Universal Periodic Review: a Window into Human Rights Implementation
The last two weeks have been all about the Universal Periodic Review, held here in Geneva.
For this session, WILPF monitored the reviews of those States in which we have sections. We also hosted a side-event in response to the Pakistani review, for which we wrote a separate blog.
The Argentinian review focused on a few major issues. These included:
- The conditions of prisons, including accusations of torture
- Maternal mortality rates
- Discrimination against indigenous communities
- And especially Human Trafficking.
Argentina is a major source, transit and destination location for Human Trafficking.
The UPR brought attention to the recent Argentinian study that observed that forms of trafficking for sexual exploitation are mutating, so as to avoid prosecution. They urged Argentina’s government to react accordingly in its legislature, law enforcement and judiciary.

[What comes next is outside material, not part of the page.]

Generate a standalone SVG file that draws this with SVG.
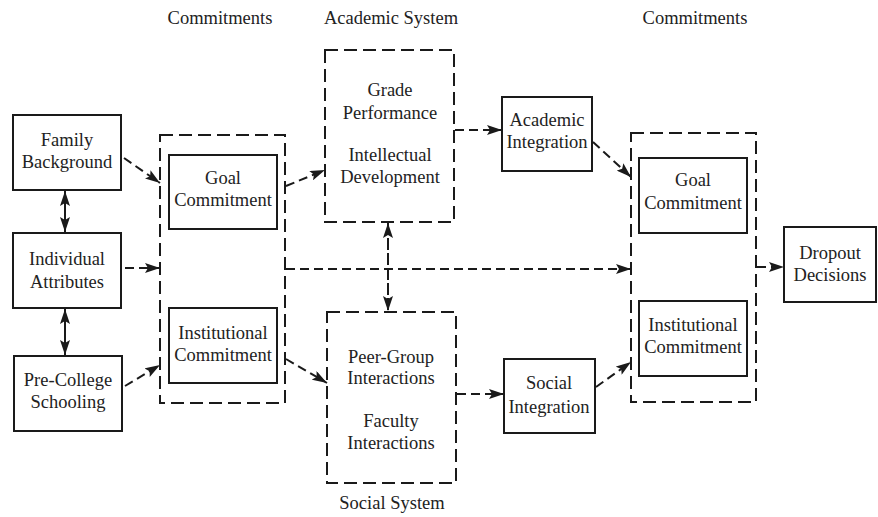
<svg xmlns="http://www.w3.org/2000/svg" width="878" height="517" viewBox="0 0 878 517">
  <style>
    text { font-family: 'Liberation Serif', 'DejaVu Serif', serif; font-size: 18.5px; fill: #222; text-anchor: middle; }
    .box { fill: #fff; stroke: #1a1a1a; stroke-width: 2; }
    .group { fill: none; stroke: #1a1a1a; stroke-width: 2; stroke-dasharray: 13 6; }
    .flow { fill: none; stroke: #1a1a1a; stroke-width: 2; stroke-dasharray: 9 5; marker-end: url(#head); }
    .link { fill: none; stroke: #1a1a1a; stroke-width: 2; marker-start: url(#head); marker-end: url(#head); }
  </style>
  <defs>
    <marker id="head" viewBox="0 0 15 10" refX="15" refY="5" markerWidth="15" markerHeight="10" markerUnits="userSpaceOnUse" orient="auto-start-reverse">
      <path d="M0,0 L15,5 L0,10 L3,5 z" fill="#1a1a1a"/>
    </marker>
  </defs>

  <rect width="878" height="517" fill="#fff"/>

  <!-- column headings -->
  <g id="headings" font-family="Liberation Serif, serif">
    <text x="220" y="24">Commitments</text>
    <text x="391" y="24">Academic System</text>
    <text x="695" y="24">Commitments</text>
    <text x="392" y="509">Social System</text>
  </g>

  <!-- connectors -->
  <g id="connectors">
    <line class="flow" x1="124" y1="158" x2="160" y2="183"/>
    <line class="flow" x1="125" y1="268" x2="160" y2="268"/>
    <line class="flow" x1="125" y1="386" x2="160" y2="365"/>
    <line class="flow" x1="286" y1="186" x2="325" y2="170"/>
    <line class="flow" x1="286" y1="359" x2="327" y2="383"/>
    <line class="flow" x1="455" y1="130" x2="502" y2="130"/>
    <line class="flow" x1="457" y1="394" x2="504" y2="394"/>
    <line class="flow" x1="286" y1="269" x2="631" y2="269"/>
    <line class="flow" x1="593" y1="142" x2="631" y2="177"/>
    <line class="flow" x1="596" y1="387" x2="631" y2="362"/>
    <line class="flow" x1="757" y1="267" x2="784" y2="267"/>
    <line class="link" x1="388" y1="223" x2="388" y2="311" stroke-dasharray="12 3"/>
    <line class="link" x1="65" y1="191" x2="65" y2="232"/>
    <line class="link" x1="65" y1="309" x2="65" y2="355"/>
  </g>

  <!-- background characteristics -->
  <g id="family-background">
    <rect class="box" x="13" y="115" width="108" height="75"/>
    <text x="67" y="146">Family</text>
    <text x="67" y="168">Background</text>
  </g>
  <g id="individual-attributes">
    <rect class="box" x="13" y="233" width="108" height="75"/>
    <text x="67" y="265">Individual</text>
    <text x="67" y="288">Attributes</text>
  </g>
  <g id="pre-college-schooling">
    <rect class="box" x="14" y="356" width="108" height="75"/>
    <text x="68" y="386">Pre-College</text>
    <text x="68" y="408">Schooling</text>
  </g>

  <!-- initial commitments -->
  <g id="initial-commitments">
    <rect class="group" x="160" y="135" width="125" height="268"/>
  </g>
  <g id="goal-commitment-1">
    <rect class="box" x="169" y="155" width="108" height="74"/>
    <text x="223" y="184">Goal</text>
    <text x="223" y="206">Commitment</text>
  </g>
  <g id="institutional-commitment-1">
    <rect class="box" x="169" y="308" width="108" height="75"/>
    <text x="223" y="339">Institutional</text>
    <text x="223" y="361">Commitment</text>
  </g>

  <!-- academic system -->
  <g id="academic-system">
    <rect class="group" x="325" y="50" width="129" height="172"/>
    <text x="390" y="96">Grade</text>
    <text x="390" y="119">Performance</text>
    <text x="390" y="161">Intellectual</text>
    <text x="390" y="183">Development</text>
  </g>

  <!-- social system -->
  <g id="social-system">
    <rect class="group" x="327" y="312" width="129" height="171"/>
    <text x="391" y="363">Peer-Group</text>
    <text x="391" y="384">Interactions</text>
    <text x="391" y="427">Faculty</text>
    <text x="391" y="449">Interactions</text>
  </g>

  <!-- integration -->
  <g id="academic-integration">
    <rect class="box" x="502" y="97" width="90" height="74"/>
    <text x="547" y="126">Academic</text>
    <text x="547" y="148">Integration</text>
  </g>
  <g id="social-integration">
    <rect class="box" x="504" y="359" width="91" height="74"/>
    <text x="549" y="389">Social</text>
    <text x="549" y="413">Integration</text>
  </g>

  <!-- later commitments -->
  <g id="later-commitments">
    <rect class="group" x="631" y="133" width="125" height="269"/>
  </g>
  <g id="goal-commitment-2">
    <rect class="box" x="639" y="158" width="108" height="75"/>
    <text x="693" y="186">Goal</text>
    <text x="693" y="209">Commitment</text>
  </g>
  <g id="institutional-commitment-2">
    <rect class="box" x="639" y="301" width="108" height="75"/>
    <text x="693" y="331">Institutional</text>
    <text x="693" y="353">Commitment</text>
  </g>

  <!-- outcome -->
  <g id="dropout-decisions">
    <rect class="box" x="784" y="227" width="92" height="75"/>
    <text x="830" y="259">Dropout</text>
    <text x="830" y="281">Decisions</text>
  </g>
</svg>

They further pushed for better protection and care for victims of trafficking. While they acknowledged that Argentina has recently introduced a centre for victims of trafficking and this is a step in the right direction, these centres need to be made more widely available to every victim of trafficking, including those of labour exploitation.
The final report of the UPR including all recommendations made to Argentina can be found here.
The review of Switzerland was very different in tone to that of Argentina, as many States recognised the exemplary manner in which Switzerland protects and promotes human rights in general.
Besides the issue of xenophobia, racism and Islamophobia brought up by several Muslim States, equal pay for women and men, the rights of migrants and domestic violence were major issues.
While it was discouraging to see the increased militarisation in Switzerland not being linked at all with the increase of domestic violence, women’s migrant rights were put together with domestic violence. In particular, the difficulties faced by migrant women who are victims of domestic violence were discussed. As these women often do not report the abuse due to fear of deportation and are equally unable to file for divorce without being deported, the UPR rightly put pressure on the Swiss government to address their appalling situation.
The final report of the UPR including all recommendations made to Switzerland can be found here.
At the start of this UPR, WILPF issued a statement on the use of comfort women by Japan during the Second World War. It advocated for Japan to take responsibility and for a victim-lead recognition and reparations.
Both the Dutch and South Korean delegates made very strong statements and recommendations on the issue. They called for comfort women to be reintroduced to Japanese history books, provide redress to all victims, and recognise their legal responsibility towards these victims.
The final report of the UPR including all recommendations made to Japan can be found here.
Finally, the UPR session of Peru exposed a wide range of issues Peru was called on to deal with.
These issues included prison conditions for women, sexual exploitation and trafficking of women and children, the special vulnerabilities of indigenous and rural women, female representation at all levels of government, the high number of cases of rape, spousal physical and mental abuse, and gender based violence in general.
Most of these issues were found to be closely linked to poverty, highlighting the long road Peru still has in front of it in truly fulfilling human rights.
The final report of the UPR including all recommendations made to Peru can be found here.
UPR: Real Effects?
It is too early to say whether the relatively new UPR process is a successful one. What we can say is that from the over 22,000 recommendations made so far in the entire process, 73% have been accepted by the State under review, according to UPR Info.
This signifies that the State under review agrees to undertake measures to implement certain recommendations made. It is up to civil society to make sure these promises are actually kept, monitored and pushed for during the four years a State has in between reviews.
WILPF therefore, has in the past, and will continue to in the future, hold States accountable for their human rights records.